Quote Originally Posted by OakLeaf View Post
I think a lot of middle age in American culture is about "preventing death" and defining yourself as an object of the medical industry.

Accepting where I am right now has been all about rejecting that worldview. In the history of the world, only two deaths have reportedly been prevented: the prophet Elijah and the Virgin Mary - and those were anecdotal and in any event not accomplished by the medical industry.

I've decided that I'm utterly unwilling to sacrifice the quality of my life for the possibility of extending it (often for a rather short time). "Be here now" is my motto. (The flip side - how the medical industry would have middle-aged people live our lives - reminds me of that old saying, "The food is terrible! And the portions, they're so small!" )

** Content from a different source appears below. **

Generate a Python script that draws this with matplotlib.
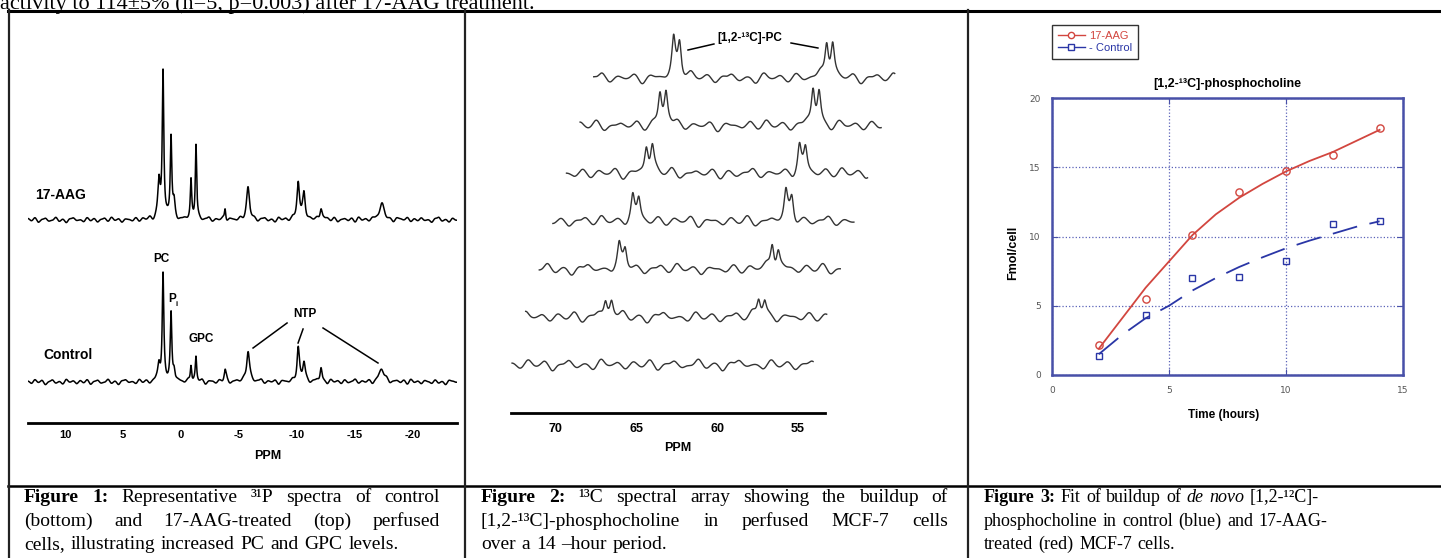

I'm updating my Living Will... to be VERY tight and restrictive... and hoping that it will be respected if and when the time comes.

As a milestone, my 50th birthday barely bothered me. I had two goals to complete in the six weeks before that birthday - my first half-marathon and a notorious two-day bike tour that I'd been afraid of since I first heard of it over 30 years ago. So when the birthday did roll around, I was still riding the crest of that exhilaration (and wondering whether, in fact, I shouldn't wait until my 100th birthday for that first full marathon ).

JMO...
I absolutely agree with you, Oak Leaf. Not just middle-age, but LIFE in America is all about preventing death! We all spend so much time and effort fighting a battle that we're guaranteed to lose, that we lose the joy along the way.

I've had a couple of cancer scares and I remember the extreme suffering I went through because I was imagining what it was going to be like for me to be forced to fight cancer. I wasn't worried about what the cancer would do to me, but the fight. I imagined myself losing my hair from chemo, getting sick from chemo, traveling to doctor appointment after doctor appointment, going through multiple surgeries etc. etc. I had a complete meltdown.

When we fight aging, we're fighting death. When we accept the fact that we're going to die, things get easier.